Qu'ont-ils fait hier, que feront-ils demain, que proposent-ils vraiment pour sortir rapidement de cette situation ?

Souvenons-nous aussi de leur intervention dans l'affaire Alstom. Elle touche au cœur du système monopoliste et technocratique français. Ce fournisseur de la SNCF est présenté comme une cause nationale majeure. Il est défendu comme tel par nos deux compères, alors que le constructeur du TGV comme l'exploitant monopoliste des chemins de fer français, l'une et l'autre sont des pompes à Finances ruineuses pour la nation.

De vraies mesures de libération fiscale auraient dû, par ailleurs, être prises. Faudra-t-il attendre le dernier jour des décrets ministériels pour en connaître la dose assumée par M. Sarkozy ?

Avant de voir en lui le grand réformateur de demain qu'il n'a pas été hier, nous demandons des preuves de son adhésion à l'Europe des libertés.

Jusqu'aux dernières nouvelles, nous avons plutôt eu l'impression qu'il cherchait avant tout à se positionner comme un continuateur de Juppé, et un successeur légitime du chef de l'État.
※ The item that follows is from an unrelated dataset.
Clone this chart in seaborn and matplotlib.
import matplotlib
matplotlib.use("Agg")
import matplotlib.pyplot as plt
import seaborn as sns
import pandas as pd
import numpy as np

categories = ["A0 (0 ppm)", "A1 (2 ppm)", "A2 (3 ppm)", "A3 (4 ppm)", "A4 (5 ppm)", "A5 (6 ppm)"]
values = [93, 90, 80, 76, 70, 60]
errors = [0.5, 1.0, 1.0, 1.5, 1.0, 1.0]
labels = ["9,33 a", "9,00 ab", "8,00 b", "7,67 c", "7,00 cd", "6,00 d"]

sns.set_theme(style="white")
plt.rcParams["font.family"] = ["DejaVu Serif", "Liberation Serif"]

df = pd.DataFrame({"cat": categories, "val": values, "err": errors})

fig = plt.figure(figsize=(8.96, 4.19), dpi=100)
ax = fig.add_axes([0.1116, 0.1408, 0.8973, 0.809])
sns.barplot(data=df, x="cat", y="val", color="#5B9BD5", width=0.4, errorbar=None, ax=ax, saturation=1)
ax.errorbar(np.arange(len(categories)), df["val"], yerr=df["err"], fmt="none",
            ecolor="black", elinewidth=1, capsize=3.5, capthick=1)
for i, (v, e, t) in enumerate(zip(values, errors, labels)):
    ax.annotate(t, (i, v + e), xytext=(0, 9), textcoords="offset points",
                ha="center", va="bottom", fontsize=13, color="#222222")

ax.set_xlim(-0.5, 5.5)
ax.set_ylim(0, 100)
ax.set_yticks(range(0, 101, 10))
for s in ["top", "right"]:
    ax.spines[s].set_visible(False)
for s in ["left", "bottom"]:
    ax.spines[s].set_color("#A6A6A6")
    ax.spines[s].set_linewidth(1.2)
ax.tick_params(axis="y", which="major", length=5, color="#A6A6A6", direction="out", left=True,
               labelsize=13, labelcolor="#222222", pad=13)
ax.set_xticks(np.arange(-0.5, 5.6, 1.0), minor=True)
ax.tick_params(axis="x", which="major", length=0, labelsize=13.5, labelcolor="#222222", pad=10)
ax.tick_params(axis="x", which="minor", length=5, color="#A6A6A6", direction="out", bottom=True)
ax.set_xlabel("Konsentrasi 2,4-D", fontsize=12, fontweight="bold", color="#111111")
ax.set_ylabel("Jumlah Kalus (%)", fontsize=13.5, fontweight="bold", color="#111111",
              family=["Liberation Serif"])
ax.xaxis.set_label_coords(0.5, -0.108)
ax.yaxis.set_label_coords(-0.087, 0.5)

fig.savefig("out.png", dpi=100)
Tel est d'ailleurs bien le sens que l'on nous suggère d'attacher à l'accord scellé à l'Élysée ce 1er septembre, et sur lequel les médiats nous prient de nous extasier.

Chat échaudé craint l'eau froide. Celle-ci nous paraît plus que tiède.

JG Malliarakis

©L'Insolent
(1) C'était, dans l'Ancienne France, le rôle des États Généraux. Et la crise historique terrible qu'ont connu l'Angleterre et l'Écosse, de 1635 à 1668, crise dont est issue la démocratie moderne, n'a pas d'autre origine institutionnelle.